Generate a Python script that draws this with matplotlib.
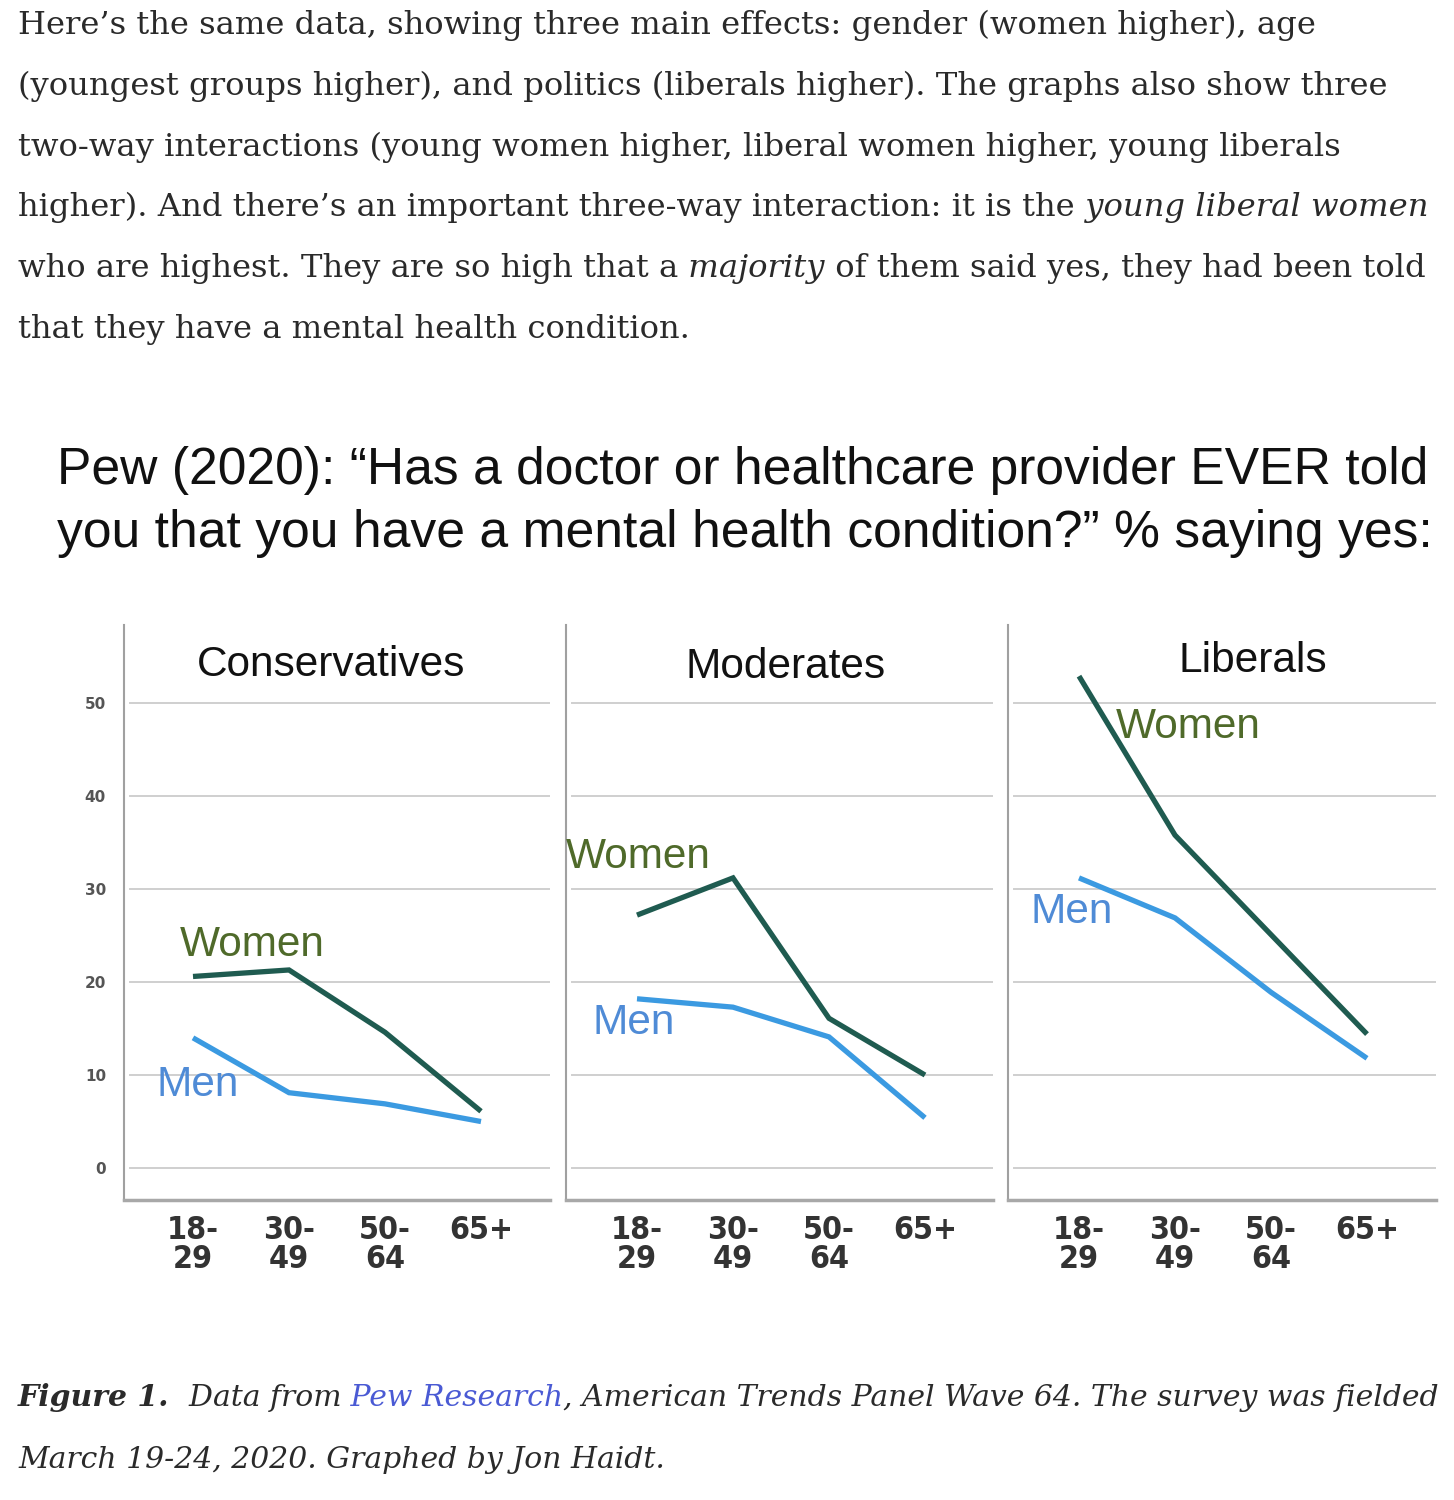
import matplotlib.pyplot as plt

W, H = 1454, 1500

groups = ["Conservatives", "Moderates", "Liberals"]
ages = ["18-\n29", "30-\n49", "50-\n64", "65+"]
yticks = [0, 10, 20, 30, 40, 50]

women = [
    [20.6, 21.3, 14.6, 6.1],
    [27.2, 31.2, 16.1, 10.0],
    [52.9, 35.8, 25.1, 14.4],
]
men = [
    [14.0, 8.1, 6.9, 5.0],
    [18.2, 17.3, 14.1, 5.4],
    [31.2, 26.9, 18.9, 11.8],
]

paragraph = [
    [("Here\u2019s the same data, showing three main effects: gender (women higher), age", "normal")],
    [("(youngest groups higher), and politics (liberals higher). The graphs also show three", "normal")],
    [("two-way interactions (young women higher, liberal women higher, young liberals", "normal")],
    [("higher). And there\u2019s an important three-way interaction: it is the", "normal"),
     (" young liberal women", "italic")],
    [("who are highest. They are so high that a", "normal"), (" majority", "italic"),
     (" of them said yes, they had been told", "normal")],
    [("that they have a mental health condition.", "normal")],
]

title_lines = [
    "Pew (2020): \u201cHas a doctor or healthcare provider EVER told",
    "you that you have a mental health condition?\u201d % saying yes:",
]

WOMEN_LINE = "#1f5b50"
MEN_LINE = "#3b9ae1"
WOMEN_TXT = "#4f6a2a"
MEN_TXT = "#4f8bd6"

fig = plt.figure(figsize=(W / 100, H / 100), dpi=100)
renderer = fig.canvas.get_renderer()


def fx(px):
    return px / W


def fy(py):
    return 1 - py / H


def draw_runs(x, y, runs, size, family, color="#2a2a2a"):
    for text, style in runs:
        kw = dict(fontsize=size, family=family, va="baseline", ha="left", color=color)
        if "italic" in style:
            kw["style"] = "italic"
        if "bold" in style:
            kw["weight"] = "bold"
        if "link" in style:
            kw["color"] = "#4a5ad4"
        t = fig.text(fx(x), fy(y), text, **kw)
        x = t.get_window_extent(renderer).x1


# intro paragraph
for i, runs in enumerate(paragraph):
    draw_runs(18, 34 + 60.8 * i, runs, 23.2, "DejaVu Serif")

# chart title
for i, line in enumerate(title_lines):
    fig.text(fx(57), fy(484 + 63 * i), line, fontsize=37.2, family="Liberation Sans",
             va="baseline", ha="left", color="#111111")

# panels
panel_px = [(124, 550, 193), (566, 993, 637), (1008, 1436, 1079)]
title_pos = [(0.486, 0.930), (0.515, 0.927), (0.572, 0.937)]
women_lab = [(-0.135, 24.0), (-0.74, 33.4), (0.385, 47.4)]
men_lab = [(-0.375, 8.9), (-0.46, 15.6), (-0.51, 27.5)]
step = 96
top, bottom = 625, 1200

for i, name in enumerate(groups):
    left, right, p0 = panel_px[i]
    ax = fig.add_axes([fx(left), fy(bottom), (right - left) / W, (bottom - top) / H])
    ax.set_xlim((left - p0) / step, (right - p0) / step)
    ax.set_ylim(-3.44, 58.4)

    for v in yticks:
        ax.axhline(v, xmin=0.015, xmax=1, color="#cfcfcf", lw=1.4, zorder=0)

    x = range(len(ages))
    ax.plot(x, women[i], color=WOMEN_LINE, lw=3.8, solid_capstyle="butt", solid_joinstyle="miter")
    ax.plot(x, men[i], color=MEN_LINE, lw=3.8, solid_capstyle="butt", solid_joinstyle="miter")

    ax.text(*women_lab[i], "Women", fontsize=30.5, family="Liberation Sans", color=WOMEN_TXT,
            va="center", ha="left")
    ax.text(*men_lab[i], "Men", fontsize=30.5, family="Liberation Sans", color=MEN_TXT,
            va="center", ha="left")
    ax.text(title_pos[i][0], title_pos[i][1], name, transform=ax.transAxes, fontsize=30.5,
            family="Liberation Sans", color="#111111", ha="center", va="center")

    for s in ["top", "right"]:
        ax.spines[s].set_visible(False)
    ax.spines["left"].set_color("#a0a0a0")
    ax.spines["left"].set_linewidth(1.5)
    ax.spines["bottom"].set_color("#a8a8a8")
    ax.spines["bottom"].set_linewidth(2.5)

    ax.set_yticks(yticks)
    if i == 0:
        ax.set_yticklabels([str(v) for v in yticks], fontsize=11, weight="bold", color="#555555")
    else:
        ax.set_yticklabels([])
    ax.tick_params(axis="y", length=0, pad=13)

    ax.set_xticks(list(x))
    ax.set_xticklabels(ages, fontsize=23, color="#333333", linespacing=0.92, weight="bold",
                       family="DejaVu Sans", fontstretch="condensed")
    ax.tick_params(axis="x", length=0, pad=11)
    ax.set_facecolor("none")

# caption
draw_runs(18, 1406, [("Figure 1.", "bold italic"), ("  Data from", "italic"),
                     (" Pew Research", "italic link"),
                     (", American Trends Panel Wave 64. The survey was fielded", "italic")],
          21.5, "DejaVu Serif")
draw_runs(18, 1468, [("March 19-24, 2020. Graphed by Jon Haidt.", "italic")], 21.5, "DejaVu Serif")

fig.savefig("out.png", dpi=100)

(TASK TO COMPLETE)
Omit pictures; set down the rest of the material word for word.

(SOLUTION)
Generate a Python script that draws this with matplotlib.
import matplotlib.pyplot as plt

W, H = 1454, 1500

groups = ["Conservatives", "Moderates", "Liberals"]
ages = ["18-\n29", "30-\n49", "50-\n64", "65+"]
yticks = [0, 10, 20, 30, 40, 50]

women = [
    [20.6, 21.3, 14.6, 6.1],
    [27.2, 31.2, 16.1, 10.0],
    [52.9, 35.8, 25.1, 14.4],
]
men = [
    [14.0, 8.1, 6.9, 5.0],
    [18.2, 17.3, 14.1, 5.4],
    [31.2, 26.9, 18.9, 11.8],
]

paragraph = [
    [("Here\u2019s the same data, showing three main effects: gender (women higher), age", "normal")],
    [("(youngest groups higher), and politics (liberals higher). The graphs also show three", "normal")],
    [("two-way interactions (young women higher, liberal women higher, young liberals", "normal")],
    [("higher). And there\u2019s an important three-way interaction: it is the", "normal"),
     (" young liberal women", "italic")],
    [("who are highest. They are so high that a", "normal"), (" majority", "italic"),
     (" of them said yes, they had been told", "normal")],
    [("that they have a mental health condition.", "normal")],
]

title_lines = [
    "Pew (2020): \u201cHas a doctor or healthcare provider EVER told",
    "you that you have a mental health condition?\u201d % saying yes:",
]

WOMEN_LINE = "#1f5b50"
MEN_LINE = "#3b9ae1"
WOMEN_TXT = "#4f6a2a"
MEN_TXT = "#4f8bd6"

fig = plt.figure(figsize=(W / 100, H / 100), dpi=100)
renderer = fig.canvas.get_renderer()


def fx(px):
    return px / W


def fy(py):
    return 1 - py / H


def draw_runs(x, y, runs, size, family, color="#2a2a2a"):
    for text, style in runs:
        kw = dict(fontsize=size, family=family, va="baseline", ha="left", color=color)
        if "italic" in style:
            kw["style"] = "italic"
        if "bold" in style:
            kw["weight"] = "bold"
        if "link" in style:
            kw["color"] = "#4a5ad4"
        t = fig.text(fx(x), fy(y), text, **kw)
        x = t.get_window_extent(renderer).x1


# intro paragraph
for i, runs in enumerate(paragraph):
    draw_runs(18, 34 + 60.8 * i, runs, 23.2, "DejaVu Serif")

# chart title
for i, line in enumerate(title_lines):
    fig.text(fx(57), fy(484 + 63 * i), line, fontsize=37.2, family="Liberation Sans",
             va="baseline", ha="left", color="#111111")

# panels
panel_px = [(124, 550, 193), (566, 993, 637), (1008, 1436, 1079)]
title_pos = [(0.486, 0.930), (0.515, 0.927), (0.572, 0.937)]
women_lab = [(-0.135, 24.0), (-0.74, 33.4), (0.385, 47.4)]
men_lab = [(-0.375, 8.9), (-0.46, 15.6), (-0.51, 27.5)]
step = 96
top, bottom = 625, 1200

for i, name in enumerate(groups):
    left, right, p0 = panel_px[i]
    ax = fig.add_axes([fx(left), fy(bottom), (right - left) / W, (bottom - top) / H])
    ax.set_xlim((left - p0) / step, (right - p0) / step)
    ax.set_ylim(-3.44, 58.4)

    for v in yticks:
        ax.axhline(v, xmin=0.015, xmax=1, color="#cfcfcf", lw=1.4, zorder=0)

    x = range(len(ages))
    ax.plot(x, women[i], color=WOMEN_LINE, lw=3.8, solid_capstyle="butt", solid_joinstyle="miter")
    ax.plot(x, men[i], color=MEN_LINE, lw=3.8, solid_capstyle="butt", solid_joinstyle="miter")

    ax.text(*women_lab[i], "Women", fontsize=30.5, family="Liberation Sans", color=WOMEN_TXT,
            va="center", ha="left")
    ax.text(*men_lab[i], "Men", fontsize=30.5, family="Liberation Sans", color=MEN_TXT,
            va="center", ha="left")
    ax.text(title_pos[i][0], title_pos[i][1], name, transform=ax.transAxes, fontsize=30.5,
            family="Liberation Sans", color="#111111", ha="center", va="center")

    for s in ["top", "right"]:
        ax.spines[s].set_visible(False)
    ax.spines["left"].set_color("#a0a0a0")
    ax.spines["left"].set_linewidth(1.5)
    ax.spines["bottom"].set_color("#a8a8a8")
    ax.spines["bottom"].set_linewidth(2.5)

    ax.set_yticks(yticks)
    if i == 0:
        ax.set_yticklabels([str(v) for v in yticks], fontsize=11, weight="bold", color="#555555")
    else:
        ax.set_yticklabels([])
    ax.tick_params(axis="y", length=0, pad=13)

    ax.set_xticks(list(x))
    ax.set_xticklabels(ages, fontsize=23, color="#333333", linespacing=0.92, weight="bold",
                       family="DejaVu Sans", fontstretch="condensed")
    ax.tick_params(axis="x", length=0, pad=11)
    ax.set_facecolor("none")

# caption
draw_runs(18, 1406, [("Figure 1.", "bold italic"), ("  Data from", "italic"),
                     (" Pew Research", "italic link"),
                     (", American Trends Panel Wave 64. The survey was fielded", "italic")],
          21.5, "DejaVu Serif")
draw_runs(18, 1468, [("March 19-24, 2020. Graphed by Jon Haidt.", "italic")], 21.5, "DejaVu Serif")

fig.savefig("out.png", dpi=100)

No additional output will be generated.